Harold Wilson once said, “A week is a long time in politics” – to which we might now add “A month is a long time in a virus epidemic”.
One of the clear messages coming through, not only from charities in the UK but also in other parts of the Commonwealth and in foreign countries, is that too many charities are relying on too few different fundraising sources.
Recently I read a report by the Director of Fundraising of an American charity, bemoaning the fact that he had lost 25% of his charity’s $1 million annual income, owing to the fact that he had had to cancel an annual fundraising event because of the coronavirus epidemic. Whilst we may admire the fact that he could raise such a sum in the course of one event, his decision to have so many of his financial eggs in one basket is highly questionable.
In the UK, small charities have benefited during the epidemic from emergency funding grants which have paid for items of equipment specifically needed as a result of the crisis, and for costs which have to be met despite cuts in income. As yet, funders are largely declining to replace lost income – an area which is likely to have long-term consequences for many small charities relying for a substantial part of their income on fees for services or on the letting of property for community activities.

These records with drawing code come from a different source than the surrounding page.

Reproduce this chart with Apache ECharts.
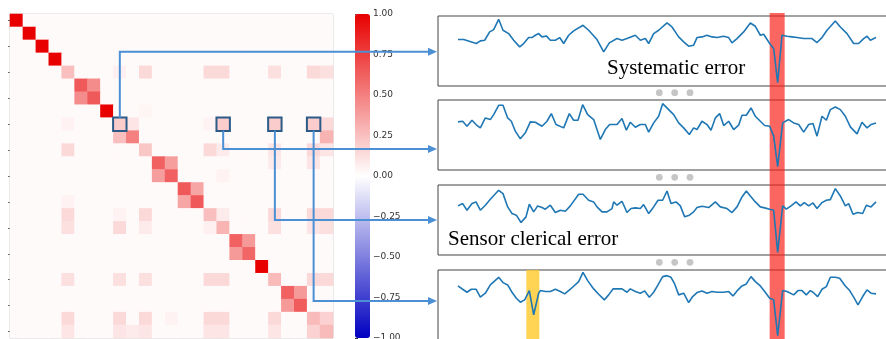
<!DOCTYPE html>
<html>
<head>
<meta charset="utf-8">
<script src="https://cdn.jsdelivr.net/npm/echarts@6/dist/echarts.min.js"></script>
<style>html,body{margin:0;padding:0;background:#fff}#main{width:886px;height:339px}</style>
</head>
<body>
<div id="main"></div>
<script>
var N = 25;
var baseCorr = 0.02;
// diagonal of the correlation matrix
var diag = [1, 1, 1, 1, 0.25, 0.65, 0.65, 1, 0.2, 0.5, 0.22, 0.62, 0.62, 0.65, 0.65, 0.25, 0.3, 0.62, 0.6, 1, 0.27, 0.62, 0.64, 0.27, 0.27];
// symmetric 2x2 blocks [i, j, value]
var blocks = [[5, 6, 0.45], [11, 12, 0.38], [13, 14, 0.35], [17, 18, 0.4], [21, 22, 0.4], [23, 24, 0.18]];
// other cells [row, col, value]
var extra = [
  [4, 8, 0.06], [4, 10, 0.15], [4, 15, 0.15], [4, 16, 0.15], [4, 20, 0.12], [4, 23, 0.15], [4, 24, 0.12],
  [7, 10, 0.04],
  [8, 4, 0.05], [8, 9, 0.1], [8, 15, 0.05], [8, 16, 0.2], [8, 20, 0.2], [8, 23, 0.2], [8, 24, 0.15],
  [9, 8, 0.25], [9, 24, 0.3],
  [10, 4, 0.15], [10, 15, 0.15], [10, 16, 0.08], [10, 20, 0.1], [10, 23, 0.15], [10, 24, 0.1],
  [11, 20, 0.08], [11, 23, 0.1], [12, 16, 0.05], [14, 4, 0.05],
  [15, 4, 0.15], [15, 8, 0.05], [15, 10, 0.15], [15, 16, 0.08], [15, 20, 0.15], [15, 23, 0.15], [15, 24, 0.15],
  [16, 4, 0.12], [16, 8, 0.15], [16, 10, 0.08], [16, 15, 0.06], [16, 20, 0.12], [16, 23, 0.1], [16, 24, 0.12],
  [20, 4, 0.12], [20, 8, 0.12], [20, 10, 0.12], [20, 15, 0.15], [20, 16, 0.15], [20, 23, 0.15], [20, 24, 0.15],
  [23, 4, 0.15], [23, 8, 0.15], [23, 10, 0.15], [23, 12, 0.05], [23, 15, 0.15], [23, 16, 0.15], [23, 20, 0.15],
  [24, 4, 0.1], [24, 8, 0.1], [24, 9, 0.08], [24, 10, 0.1], [24, 15, 0.1], [24, 16, 0.1], [24, 20, 0.1]
];
// highlighted cells [col, row]
var boxed = [[8, 8], [16, 8], [20, 8], [23, 8]];
var arrowLevels = [51.7, 149, 220, 301];

// sensor signals [t, value]
var sig1 = [[0,14.0],[1.7,14.0],[5.5,12.8],[6.7,13.6],[8.0,13.8],[9.5,16.3],[10.7,17.0],[12.2,20.1],[13.5,16.8],[15.2,15.8],[16.7,13.8],[18.5,11.8],[19.7,12.8],[21.2,14.6],[22.2,14.6],[23.2,15.3],[24.2,15.8],[25.2,14.8],[26.5,15.1],[27.7,13.8],[29.2,13.8],[30.5,14.6],[31.7,12.8],[33.2,15.3],[34.7,16.6],[37.5,18.3],[39.2,16.8],[41.7,14.0],[43.7,10.3],[45.4,13.0],[47.7,14.3],[49.2,13.8],[50.7,14.3],[53.2,15.3],[54.7,13.8],[56.2,14.3],[57.2,12.8],[58.7,15.8],[60.2,16.8],[62.7,19.0],[64.2,17.8],[66.2,14.8],[67.7,13.3],[69.2,12.0],[70.7,12.3],[71.7,14.6],[73.2,14.8],[74.7,15.3],[76.2,14.8],[77.7,14.6],[79.7,15.0],[81.2,14.6],[82.2,13.0],[83.7,14.3],[85.7,16.3],[87.7,19.0],[89.2,18.0],[90.7,15.3],[91.7,15.6],[93.5,12.8],[94.7,11.3],[95.9,1.0],[97.2,15.3],[98.7,15.0],[100.2,14.8],[101.7,14.6],[103.7,14.3],[106.2,14.3],[107.7,13.1],[109.2,14.6],[110.7,16.8],[113.2,19.6],[114.7,17.8],[116.7,15.8],[118.7,12.8],[120.2,12.8],[121.7,14.3],[122.7,15.0],[123.7,13.8],[125.4,14.6]];
var sig2 = [[0,14.5],[1.4,14.7],[2.7,13.2],[4.2,15.0],[5.4,13.7],[6.7,12.7],[8.2,15.7],[9.7,15.2],[10.7,16.7],[12.2,19.5],[13.5,19.5],[14.9,15.7],[16.0,14.7],[17.2,11.7],[18.7,9.4],[20.2,11.2],[21.7,14.5],[23.2,14.4],[25.2,13.2],[26.7,14.7],[28.0,17.0],[29.4,13.7],[31.7,12.7],[33.4,17.0],[34.7,15.0],[36.0,15.0],[37.4,19.7],[38.9,16.7],[40.7,15.2],[42.7,9.2],[44.2,12.2],[45.5,13.7],[47.7,13.7],[49.2,15.5],[50.5,12.0],[51.7,14.4],[53.2,12.9],[54.7,13.7],[56.2,13.7],[57.2,11.4],[58.7,14.2],[60.2,16.2],[61.4,20.0],[63.2,18.2],[64.7,16.7],[66.2,14.2],[67.7,12.7],[69.4,10.7],[70.7,12.7],[71.7,12.2],[73.2,14.7],[74.7,13.7],[75.9,12.0],[77.2,15.7],[78.5,17.0],[79.7,13.4],[81.2,14.7],[82.7,12.2],[84.2,13.5],[85.2,16.5],[86.5,16.5],[87.9,18.7],[89.2,16.2],[90.7,14.7],[92.0,13.4],[93.5,13.2],[94.7,10.2],[95.9,1.0],[97.4,14.2],[99.2,15.2],[100.7,14.2],[102.2,13.7],[103.7,11.4],[105.2,13.7],[106.5,14.0],[107.7,10.2],[109.2,16.2],[110.5,15.0],[111.7,18.2],[113.2,19.0],[114.7,18.2],[116.2,16.2],[117.7,13.0],[119.7,10.9],[121.2,14.4],[122.7,12.7],[123.9,13.7],[125.4,14.2]];
var sig3 = [[0,14.8],[1.4,15.5],[2.7,13.5],[4.2,15.5],[5.4,16.0],[6.7,13.5],[8.2,15.0],[9.7,16.8],[12.2,19.5],[13.5,18.5],[14.9,14.5],[16.2,12.5],[17.5,12.0],[18.9,9.8],[20.4,11.5],[21.4,15.3],[22.7,13.0],[23.9,14.8],[25.2,14.3],[26.2,13.8],[27.7,15.0],[29.2,12.8],[30.7,13.5],[32.2,13.2],[33.7,14.8],[36.2,18.3],[37.5,18.3],[39.2,16.5],[40.7,16.0],[41.7,14.5],[43.2,13.0],[44.7,13.0],[46.2,14.0],[46.7,16.0],[47.7,15.0],[49.2,16.2],[50.7,12.8],[51.9,14.0],[53.2,14.2],[54.7,14.0],[55.7,15.2],[57.2,12.5],[58.7,14.5],[60.0,16.5],[61.4,16.5],[62.7,19.3],[63.9,15.5],[65.4,16.0],[66.7,14.8],[68.0,11.5],[69.4,12.0],[70.7,13.0],[71.7,14.3],[73.2,14.7],[75.2,14.3],[77.2,16.0],[78.7,14.5],[80.7,14.0],[82.2,12.8],[83.7,14.5],[85.2,17.5],[86.5,19.3],[87.7,17.8],[89.2,16.0],[90.7,14.5],[92.0,14.2],[93.5,13.8],[94.7,13.5],[95.9,0.8],[97.4,14.8],[98.5,13.8],[99.9,14.8],[101.4,16.0],[102.7,14.8],[103.9,15.8],[105.2,14.8],[106.5,15.7],[107.7,14.0],[109.2,15.8],[110.5,16.5],[111.7,16.7],[113.2,20.0],[114.7,17.8],[116.2,14.8],[117.2,15.5],[118.5,12.3],[119.9,12.8],[121.4,12.5],[122.5,15.0],[123.9,14.5],[125.4,16.0]];
var sig4 = [[0,16.3],[1.4,15.3],[2.7,14.4],[4.0,15.3],[5.4,15.3],[6.7,12.9],[8.2,14.1],[9.7,16.6],[12.2,18.9],[13.5,17.3],[14.9,16.6],[16.2,14.4],[17.5,12.6],[18.7,11.4],[20.0,12.1],[21.4,14.9],[22.7,7.6],[24.2,14.1],[24.7,14.9],[26.2,14.6],[27.7,14.6],[29.2,15.3],[30.7,14.6],[32.0,13.9],[33.7,15.3],[36.2,17.6],[37.5,20.4],[38.9,17.9],[40.7,15.4],[42.2,13.8],[43.9,12.1],[45.2,13.6],[46.5,15.4],[47.7,15.4],[49.2,15.4],[50.7,14.4],[51.7,15.4],[53.2,14.6],[54.7,14.1],[56.0,14.8],[57.4,12.9],[58.7,14.4],[60.0,16.6],[61.4,19.1],[62.7,19.4],[63.9,18.9],[65.0,16.9],[66.2,13.6],[67.7,14.1],[69.2,11.3],[70.4,13.1],[71.7,14.3],[73.2,14.8],[74.7,14.1],[76.2,14.6],[77.7,14.4],[79.7,14.4],[81.2,14.6],[82.5,13.3],[83.7,14.8],[85.2,16.3],[86.5,16.9],[87.9,19.1],[89.2,17.6],[90.7,16.3],[92.0,14.6],[93.5,12.6],[94.7,12.1],[95.9,1.3],[97.4,14.9],[98.7,14.6],[100.7,13.6],[102.0,14.9],[103.2,14.9],[104.5,13.6],[105.7,14.9],[106.5,14.4],[107.9,13.1],[109.2,15.3],[110.5,16.1],[111.7,18.9],[113.2,18.9],[114.5,18.6],[116.2,16.3],[117.5,14.9],[118.7,12.9],[120.0,10.6],[121.4,13.1],[122.7,15.1],[123.9,14.1],[125.4,13.9]];
var redBand = [93.5, 98.0];
var yellowBand = [20.5, 24.4];

// build matrix
var m = [];
for (var r = 0; r < N; r++) { m.push([]); for (var c = 0; c < N; c++) m[r].push(baseCorr); }
diag.forEach(function (v, i) { m[i][i] = v; });
blocks.forEach(function (b) { m[b[0]][b[1]] = b[2]; m[b[1]][b[0]] = b[2]; });
extra.forEach(function (e) { m[e[0]][e[1]] = e[2]; });
var heatData = [];
for (var r = 0; r < N; r++) for (var c = 0; c < N; c++) heatData.push([c, r, m[r][c]]);
var boxData = boxed.map(function (b) { return [b[0], b[1], m[b[1]][b[0]]]; });
var cats = [];
for (var i = 0; i < N; i++) cats.push(String(i));

var panelTops = [16, 100, 185, 270];
var sigs = [sig1, sig2, sig3, sig4];
var tMin = -6, tMax = 135;

var grids = [
  { left: 10, top: 14, width: 323, height: 324, show: true, borderColor: '#cccccc', borderWidth: 1, outerBoundsMode: 'none' },
  { left: 355, top: 14, width: 15, height: 324, outerBoundsMode: 'none' }
];
var xAxes = [
  { type: 'category', data: cats, gridIndex: 0, axisLabel: { show: false }, axisTick: { show: false }, axisLine: { show: false }, splitLine: { show: false } },
  { type: 'value', gridIndex: 1, show: false, min: 0, max: 1 }
];
var yAxes = [
  { type: 'category', data: cats, gridIndex: 0, inverse: true, axisLabel: { show: false },
    axisTick: { show: true, alignWithLabel: true, length: 2, lineStyle: { color: '#666' } },
    axisLine: { show: true, lineStyle: { color: '#bbbbbb' } }, splitLine: { show: false } },
  { type: 'value', gridIndex: 1, min: -1, max: 1, interval: 0.25, position: 'right',
    axisLine: { show: false }, splitLine: { show: false },
    axisTick: { show: true, length: 3, lineStyle: { color: '#333' } },
    axisLabel: { margin: 3, fontSize: 9, fontFamily: 'DejaVu Sans', color: '#333',
      formatter: function (v) { return (v < 0 ? '\u2212' : '') + Math.abs(v).toFixed(2); } } }
];
var series = [
  { type: 'heatmap', xAxisIndex: 0, yAxisIndex: 0, data: heatData, silent: true, z: 2 },
  { type: 'heatmap', xAxisIndex: 0, yAxisIndex: 0, data: boxData, silent: true, z: 3,
    itemStyle: { borderColor: '#2c5b88', borderWidth: 2 } }
];
panelTops.forEach(function (t, k) {
  grids.push({ left: 438, top: t, width: 470, height: 70, show: true, borderColor: '#444', borderWidth: 1, outerBoundsMode: 'none' });
  xAxes.push({ type: 'value', gridIndex: k + 2, min: tMin, max: tMax, show: false });
  yAxes.push({ type: 'value', gridIndex: k + 2, min: 0, max: 21.1, show: false });
  series.push({ type: 'line', xAxisIndex: k + 2, yAxisIndex: k + 2, data: sigs[k], showSymbol: false,
    silent: true, z: 2, lineStyle: { color: '#1f77b4', width: 1.6 } });
});
// yellow band on the last panel
series.push({ type: 'line', xAxisIndex: 5, yAxisIndex: 5, data: [], z: 4,
  markArea: { silent: true, itemStyle: { color: 'rgba(255,200,40,0.8)' },
    data: [[{ xAxis: yellowBand[0] }, { xAxis: yellowBand[1] }]] } });
// red band across all panels
grids.push({ left: 438, top: 13, width: 470, height: 330, outerBoundsMode: 'none' });
xAxes.push({ type: 'value', gridIndex: 6, min: tMin, max: tMax, show: false });
yAxes.push({ type: 'value', gridIndex: 6, min: 0, max: 1, show: false });
series.push({ type: 'line', xAxisIndex: 6, yAxisIndex: 6, data: [], z: 4,
  markArea: { silent: true, itemStyle: { color: 'rgba(250,30,20,0.68)' },
    data: [[{ xAxis: redBand[0] }, { xAxis: redBand[1] }]] } });

var myChart = echarts.init(document.getElementById('main'));
option = {
  animation: false,
  grid: grids,
  xAxis: xAxes,
  yAxis: yAxes,
  visualMap: {
    type: 'continuous', min: -1, max: 1, seriesIndex: [0, 1], calculable: false,
    left: 355, top: 14, itemWidth: 15, itemHeight: 324, padding: 0,
    inRange: { color: ['#0000c0', '#ffffff', '#e80000'] }
  },
  series: series
};
myChart.setOption(option);

// annotations: arrows from highlighted cells to the panels
var g = [];
var blue = '#4b8fd5';
var half = (myChart.convertToPixel({ gridIndex: 0 }, [0, 1])[1] - myChart.convertToPixel({ gridIndex: 0 }, [0, 0])[1]) / 2;
boxed.forEach(function (b, k) {
  var p = myChart.convertToPixel({ gridIndex: 0 }, [b[0], b[1]]);
  var y0 = k === 0 ? p[1] - half : p[1] + half;
  var ly = arrowLevels[k];
  g.push({ type: 'polyline', z: 100, shape: { points: [[p[0], y0], [p[0], ly], [430, ly]] },
    style: { stroke: blue, lineWidth: 2, fill: null } });
  g.push({ type: 'polygon', z: 100, shape: { points: [[437, ly], [428, ly - 4], [428, ly + 4]] },
    style: { fill: blue } });
});
// gray dots between panels
[92.7, 177.3, 262.3].forEach(function (y) {
  [659.3, 674.7, 690].forEach(function (x) {
    g.push({ type: 'circle', z: 100, shape: { cx: x, cy: y, r: 3.4 }, style: { fill: '#c6c6c6' } });
  });
});
g.push({ type: 'text', z: 100, x: 607, y: 68, style: { text: 'Systematic error', font: '21px "Liberation Serif"', fill: '#000', align: 'left', verticalAlign: 'middle' } });
g.push({ type: 'text', z: 100, x: 448, y: 239, style: { text: 'Sensor clerical error', font: '21px "Liberation Serif"', fill: '#000', align: 'left', verticalAlign: 'middle' } });
myChart.setOption({ graphic: g });
</script>
</body>
</html>
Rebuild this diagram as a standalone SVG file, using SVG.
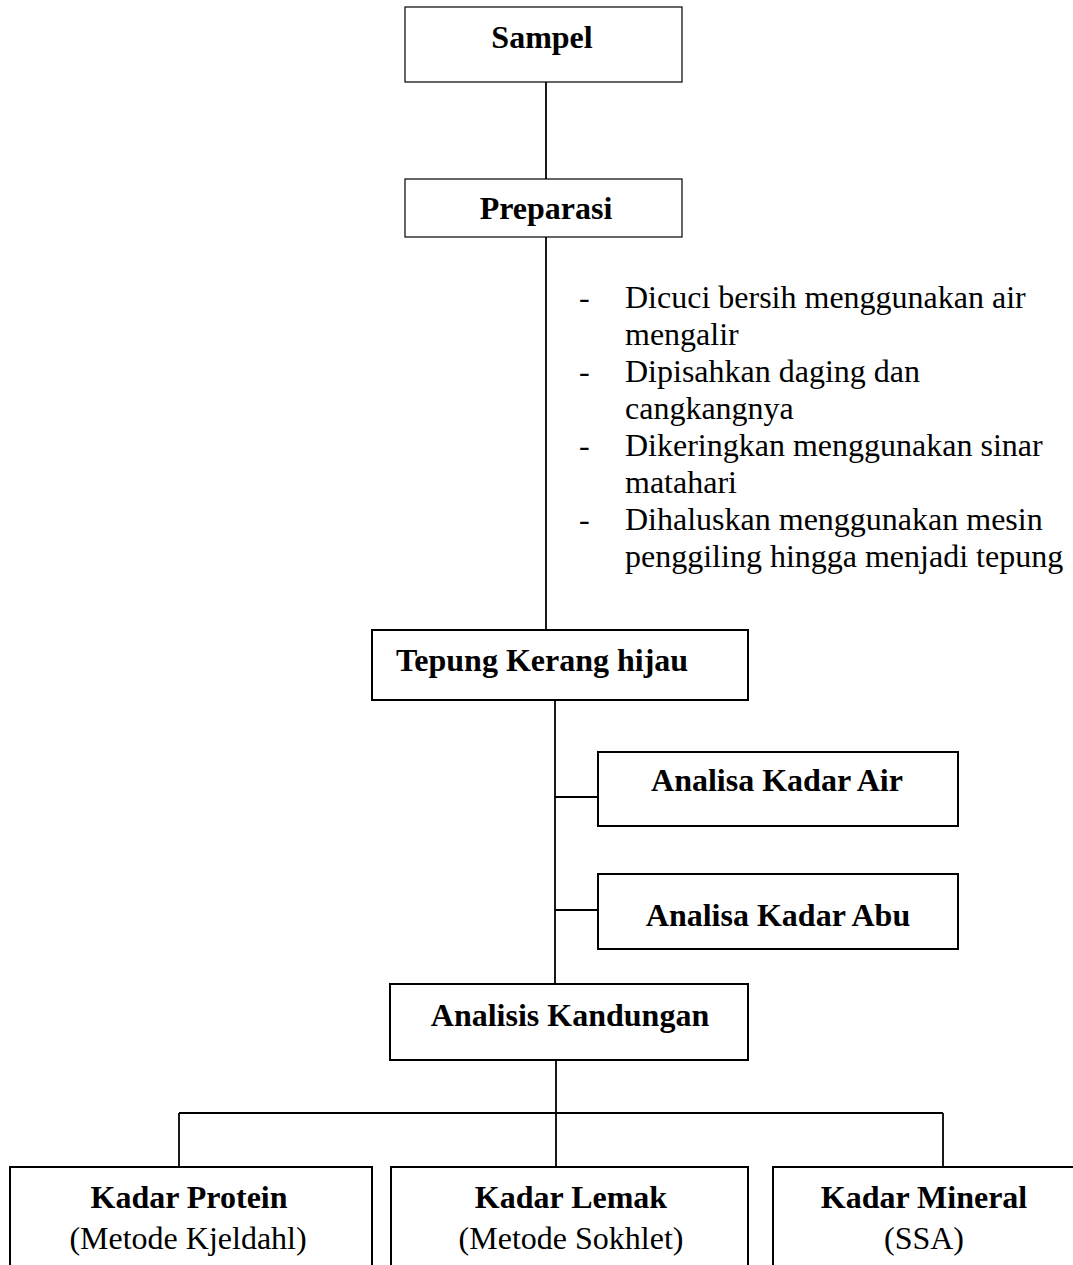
<svg xmlns="http://www.w3.org/2000/svg" width="1073" height="1265" viewBox="0 0 1073 1265">
<style>
.box{fill:#fff;stroke:#000;stroke-width:2}
.thin{stroke-width:1.2}
.b{font-family:"Liberation Serif",serif;font-weight:bold;font-size:32px;fill:#000;text-anchor:middle}
.r{font-family:"Liberation Serif",serif;font-size:32px;fill:#000}
.rc{text-anchor:middle}
#connectors line{stroke:#000;stroke-width:1.8}
</style>
<rect width="1073" height="1265" fill="#fff"/>
<g id="connectors">
<line x1="546" y1="82" x2="546" y2="179"/>
<line x1="546" y1="237" x2="546" y2="630"/>
<line x1="555" y1="700" x2="555" y2="984"/>
<line x1="555" y1="797" x2="598" y2="797"/>
<line x1="555" y1="910" x2="598" y2="910"/>
<line x1="556" y1="1060" x2="556" y2="1113"/>
<line x1="179" y1="1113" x2="943" y2="1113"/>
<line x1="179" y1="1113" x2="179" y2="1167"/>
<line x1="556" y1="1113" x2="556" y2="1167"/>
<line x1="943" y1="1113" x2="943" y2="1167"/>
</g>
<g id="sampel">
<rect class="box thin" x="405" y="7" width="277" height="75"/>
<text class="b" x="542" y="48">Sampel</text>
</g>
<g id="preparasi">
<rect class="box thin" x="405" y="179" width="277" height="58"/>
<text class="b" x="546" y="219">Preparasi</text>
</g>
<g id="steps">
<text class="r" x="579" y="308">-</text>
<text class="r" x="625" y="308">Dicuci bersih menggunakan air</text>
<text class="r" x="625" y="345">mengalir</text>
<text class="r" x="579" y="382">-</text>
<text class="r" x="625" y="382">Dipisahkan daging dan</text>
<text class="r" x="625" y="419">cangkangnya</text>
<text class="r" x="579" y="456">-</text>
<text class="r" x="625" y="456">Dikeringkan menggunakan sinar</text>
<text class="r" x="625" y="493">matahari</text>
<text class="r" x="579" y="530">-</text>
<text class="r" x="625" y="530">Dihaluskan menggunakan mesin</text>
<text class="r" x="625" y="567">penggiling hingga menjadi tepung</text>
</g>
<g id="tepung">
<rect class="box" x="372" y="630" width="376" height="70"/>
<text class="b" x="542" y="671">Tepung Kerang hijau</text>
</g>
<g id="air">
<rect class="box" x="598" y="752" width="360" height="74"/>
<text class="b" x="777" y="791">Analisa Kadar Air</text>
</g>
<g id="abu">
<rect class="box" x="598" y="874" width="360" height="75"/>
<text class="b" x="778" y="926">Analisa Kadar Abu</text>
</g>
<g id="kandungan">
<rect class="box" x="390" y="984" width="358" height="76"/>
<text class="b" x="570" y="1026">Analisis Kandungan</text>
</g>
<g id="protein">
<rect class="box" x="10" y="1167" width="362" height="120"/>
<text class="b" x="189" y="1208">Kadar Protein</text>
<text class="r rc" x="188" y="1249">(Metode Kjeldahl)</text>
</g>
<g id="lemak">
<rect class="box" x="391" y="1167" width="357" height="120"/>
<text class="b" x="571" y="1208">Kadar Lemak</text>
<text class="r rc" x="571" y="1249">(Metode Sokhlet)</text>
</g>
<g id="mineral">
<rect class="box" x="773" y="1167" width="320" height="120"/>
<text class="b" x="924" y="1208">Kadar Mineral</text>
<text class="r rc" x="924" y="1249">(SSA)</text>
</g>
</svg>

The message is clear: many charities have been caught on the hop by the coronavirus epidemic, and post-crisis fundraising re-assessment will be needed. The requirement to spread the fundraising effort – across trusts, individual donors, corporates, events, community fundraising – is nothing new, but is so often overlooked.
Rather than look back over missed opportunities, we should use the crisis as a chance to improve our fundraising scope and strategy so that we are better prepared for the next crisis – whatever that may be.